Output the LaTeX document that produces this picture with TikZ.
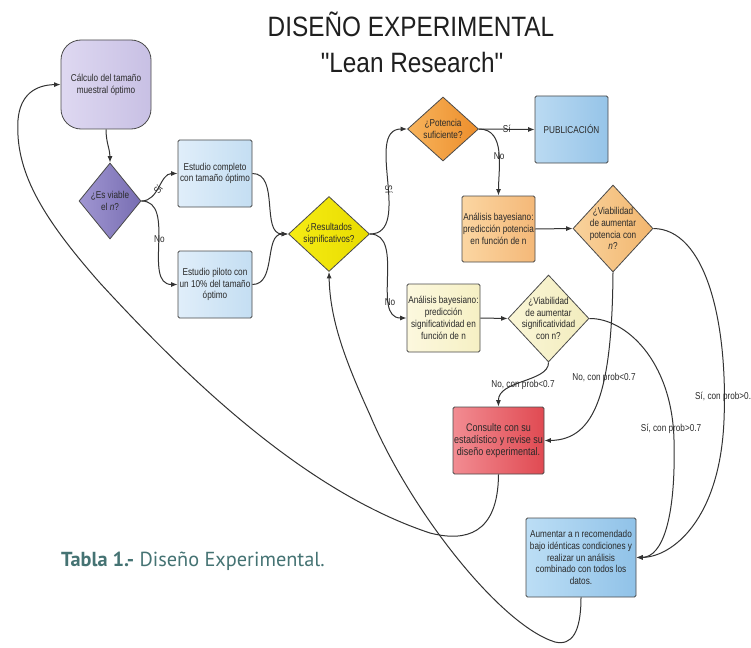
\documentclass[tikz,border=0pt]{standalone}
\usepackage{fontspec}
\setmainfont{Liberation Sans}
\newfontfamily\nodefont{Liberation Sans}[FakeStretch=0.82]
\newfontfamily\titlefont{Liberation Sans}[FakeStretch=0.87]
\newfontfamily\capfont{PT Sans}
\usetikzlibrary{shapes.geometric,arrows.meta}
\definecolor{bordc}{HTML}{4A4A4A}
\definecolor{linec}{HTML}{333333}
\definecolor{txtc}{HTML}{2A2A2A}
\definecolor{capc}{HTML}{457373}
\definecolor{calcA}{HTML}{DED8F1}\definecolor{calcB}{HTML}{C8C0E4}
\definecolor{evA}{HTML}{A096D2}\definecolor{evB}{HTML}{786EB2}
\definecolor{stA}{HTML}{E0EEFA}\definecolor{stB}{HTML}{C4DEF2}
\definecolor{resA}{HTML}{F6EC14}\definecolor{resB}{HTML}{E8DC00}
\definecolor{potA}{HTML}{F8B45C}\definecolor{potB}{HTML}{EC8E2C}
\definecolor{pubA}{HTML}{BADAF2}\definecolor{pubB}{HTML}{96C4E8}
\definecolor{apA}{HTML}{FBD6A2}\definecolor{apB}{HTML}{F4B878}
\definecolor{vpA}{HTML}{F9D29C}\definecolor{vpB}{HTML}{F2B66E}
\definecolor{asA}{HTML}{FCF8DE}\definecolor{asB}{HTML}{F6F0C4}
\definecolor{vsA}{HTML}{FAF6D6}\definecolor{vsB}{HTML}{F2ECBE}
\definecolor{csA}{HTML}{F28C92}\definecolor{csB}{HTML}{E04A52}
\definecolor{auA}{HTML}{BCDEF5}\definecolor{auB}{HTML}{90C2E8}
\begin{document}
\begin{tikzpicture}[x=1pt,y=-1pt,
  box/.style={draw=bordc, line width=0.8pt, rounded corners=1.5pt, align=center,
    font=\nodefont\fontsize{10}{11.8}\selectfont, text=txtc, inner sep=1pt},
  dia/.style={diamond, draw=bordc, line width=0.8pt, inner sep=0pt},
  dlab/.style={anchor=center, align=center, inner sep=0pt,
    font=\nodefont\fontsize{10}{11.8}\selectfont, text=txtc},
  conn/.style={draw=linec, line width=1pt, -{Latex[length=6.5pt,width=5pt]}},
  elab/.style={font=\nodefont\fontsize{10}{12}\selectfont, text=txtc, inner sep=1pt}
]
\useasboundingbox (0,0) rectangle (751,647);
\fill[white] (0,0) rectangle (751,647);

% titles
\node[font=\titlefont\fontsize{28}{30}\selectfont, text=black!88, anchor=base] (t1) at (411,37) {DISEÑO EXPERIMENTAL};
\node[font=\titlefont\fontsize{28}{30}\selectfont, text=black!88, anchor=base] (t2) at (412,73) {"Lean Research"};

% nodes
\node[box, rounded corners=20pt, minimum width=90pt, minimum height=89pt,
  left color=calcA, right color=calcB] (calc) at (106,84.5)
  {Cálculo del tamaño\\muestral óptimo};

\node[dia, minimum width=62pt, minimum height=76pt, left color=evA, right color=evB,
  label={[dlab]center:{¿Es viable\\el \textit{n}?}}] (ev) at (110,201) {};

\node[box, minimum width=74pt, minimum height=67pt, left color=stA, right color=stB] (ec) at (215,173.5)
  {Estudio completo\\con tamaño óptimo};

\node[box, minimum width=74pt, minimum height=67pt, left color=stA, right color=stB] (ep) at (215,284.5)
  {Estudio piloto con\\un 10\% del tamaño\\óptimo};

\node[dia, minimum width=81pt, minimum height=75pt, left color=resA, right color=resB,
  label={[dlab]center:{¿Resultados\\significativos?}}] (res) at (329,234) {};

\node[dia, minimum width=71pt, minimum height=64pt, left color=potA, right color=potB,
  label={[dlab]center:{¿Potencia\\suficiente?}}] (pot) at (443,129) {};

\node[box, minimum width=73pt, minimum height=67pt, left color=pubA, right color=pubB] (pub) at (571.5,129.5)
  {PUBLICACIÓN};

\node[box, minimum width=73pt, minimum height=66pt, left color=apA, right color=apB] (ap) at (498.5,229)
  {Análisis bayesiano:\\predicción potencia\\en función de n};

\node[dia, minimum width=80pt, minimum height=87pt, left color=vpA, right color=vpB,
  label={[dlab]center:{¿Viabilidad\\de aumentar\\potencia con\\\textit{n}?}}] (vp) at (613,228.5) {};

\node[box, minimum width=73pt, minimum height=68pt, left color=asA, right color=asB] (as) at (443.5,318)
  {Análisis bayesiano:\\predicción\\significatividad en\\función de n};

\node[dia, minimum width=81pt, minimum height=87pt, left color=vsA, right color=vsB,
  label={[dlab]center:{¿Viabilidad\\de aumentar\\significatividad\\con n?}}] (vs) at (548.5,318.5) {};

\node[box, minimum width=91pt, minimum height=67pt, font=\nodefont\fontsize{11}{12}\selectfont,
  left color=csA, right color=csB] (cs) at (498.5,440.5)
  {Consulte con su\\estadístico y revise su\\diseño experimental.};

\node[box, minimum width=110pt, minimum height=79pt, left color=auA, right color=auB] (au) at (581,557.5)
  {Aumentar a n recomendado\\bajo idénticas condiciones y\\realizar un análisis\\combinado con todos los\\datos.};

% connectors
\draw[conn] (calc.south) to[out=-90,in=90] (ev.north);
\draw[conn] (ev.east) to[out=0,in=180] node[elab, sloped, pos=0.45] {Sí} (ec.west);
\draw[conn] (ev.east) to[out=0,in=180] node[elab, pos=0.47] {No} (ep.west);
\draw[conn] (ec.east) to[out=0,in=180] (res.west);
\draw[conn] (ep.east) to[out=0,in=180] (res.west);
\draw[conn] (res.east) to[out=0,in=180] node[elab, sloped, pos=0.45] {Sí} (pot.west);
\draw[conn] (res.east) to[out=0,in=180] node[elab, pos=0.72] {No} (as.west);
\draw[conn] (pot.east) -- node[elab, pos=0.5] {Sí} (pub.west);
\draw[conn] (pot.east) to[out=0,in=90] node[elab, pos=0.55] {No} (ap.north);
\draw[conn] (ap.east) -- (vp.west);
\draw[conn] (as.east) -- (vs.west);

\draw[conn] (vp.east) .. controls (705,229) and (728,320) .. (724,420)
  .. controls (720,520) and (672,557) .. (au.east);
\node[elab, anchor=west] (l1) at (694,397) {Sí, con prob>0.};

\draw[conn] (vs.east) .. controls (625,318) and (672,360) .. (674,440)
  .. controls (676,520) and (662,557) .. (au.east);
\node[elab] (l2) at (671,429) {Sí, con prob>0.7};

\draw[conn] (vp.south) .. controls (612,390) and (596,440) .. (cs.east);
\node[elab] (l3) at (604,378) {No, con prob<0.7};

\draw[conn] (vs.south) .. controls (549,382) and (498,380) .. (cs.north);
\node[elab] (l4) at (523,385) {No, con prob<0.7};

\draw[conn] (cs.south) .. controls (498,535) and (465,542) .. (430,533)
  .. controls (300,490) and (180,370) .. (100,283)
  .. controls (40,215) and (15,170) .. (18,120)
  .. controls (20,95) and (35,85) .. (calc.west);

\draw[conn] (au.south) .. controls (581,632) and (572,646) .. (555,642)
  .. controls (500,625) and (410,510) .. (370,415)
  .. controls (345,360) and (330,320) .. (res.south);

% caption
\node[anchor=base west, inner sep=0pt, text=capc, font=\capfont\fontsize{20.3}{22}\selectfont] (cap) at (61,566)
  {\textbf{Tabla 1.-} Diseño Experimental.};
\end{tikzpicture}
\end{document}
######
Objective ▸ Copy nothing but the lines from the top of the material through the line holding "text=black!88, anchor=base] (t2)", exactly as written; omit pictures.

Worked answer ▸
Output the LaTeX document that produces this picture with TikZ.
\documentclass[tikz,border=0pt]{standalone}
\usepackage{fontspec}
\setmainfont{Liberation Sans}
\newfontfamily\nodefont{Liberation Sans}[FakeStretch=0.82]
\newfontfamily\titlefont{Liberation Sans}[FakeStretch=0.87]
\newfontfamily\capfont{PT Sans}
\usetikzlibrary{shapes.geometric,arrows.meta}
\definecolor{bordc}{HTML}{4A4A4A}
\definecolor{linec}{HTML}{333333}
\definecolor{txtc}{HTML}{2A2A2A}
\definecolor{capc}{HTML}{457373}
\definecolor{calcA}{HTML}{DED8F1}\definecolor{calcB}{HTML}{C8C0E4}
\definecolor{evA}{HTML}{A096D2}\definecolor{evB}{HTML}{786EB2}
\definecolor{stA}{HTML}{E0EEFA}\definecolor{stB}{HTML}{C4DEF2}
\definecolor{resA}{HTML}{F6EC14}\definecolor{resB}{HTML}{E8DC00}
\definecolor{potA}{HTML}{F8B45C}\definecolor{potB}{HTML}{EC8E2C}
\definecolor{pubA}{HTML}{BADAF2}\definecolor{pubB}{HTML}{96C4E8}
\definecolor{apA}{HTML}{FBD6A2}\definecolor{apB}{HTML}{F4B878}
\definecolor{vpA}{HTML}{F9D29C}\definecolor{vpB}{HTML}{F2B66E}
\definecolor{asA}{HTML}{FCF8DE}\definecolor{asB}{HTML}{F6F0C4}
\definecolor{vsA}{HTML}{FAF6D6}\definecolor{vsB}{HTML}{F2ECBE}
\definecolor{csA}{HTML}{F28C92}\definecolor{csB}{HTML}{E04A52}
\definecolor{auA}{HTML}{BCDEF5}\definecolor{auB}{HTML}{90C2E8}
\begin{document}
\begin{tikzpicture}[x=1pt,y=-1pt,
  box/.style={draw=bordc, line width=0.8pt, rounded corners=1.5pt, align=center,
    font=\nodefont\fontsize{10}{11.8}\selectfont, text=txtc, inner sep=1pt},
  dia/.style={diamond, draw=bordc, line width=0.8pt, inner sep=0pt},
  dlab/.style={anchor=center, align=center, inner sep=0pt,
    font=\nodefont\fontsize{10}{11.8}\selectfont, text=txtc},
  conn/.style={draw=linec, line width=1pt, -{Latex[length=6.5pt,width=5pt]}},
  elab/.style={font=\nodefont\fontsize{10}{12}\selectfont, text=txtc, inner sep=1pt}
]
\useasboundingbox (0,0) rectangle (751,647);
\fill[white] (0,0) rectangle (751,647);

% titles
\node[font=\titlefont\fontsize{28}{30}\selectfont, text=black!88, anchor=base] (t1) at (411,37) {DISEÑO EXPERIMENTAL};
\node[font=\titlefont\fontsize{28}{30}\selectfont, text=black!88, anchor=base] (t2) at (412,73) {"Lean Research"};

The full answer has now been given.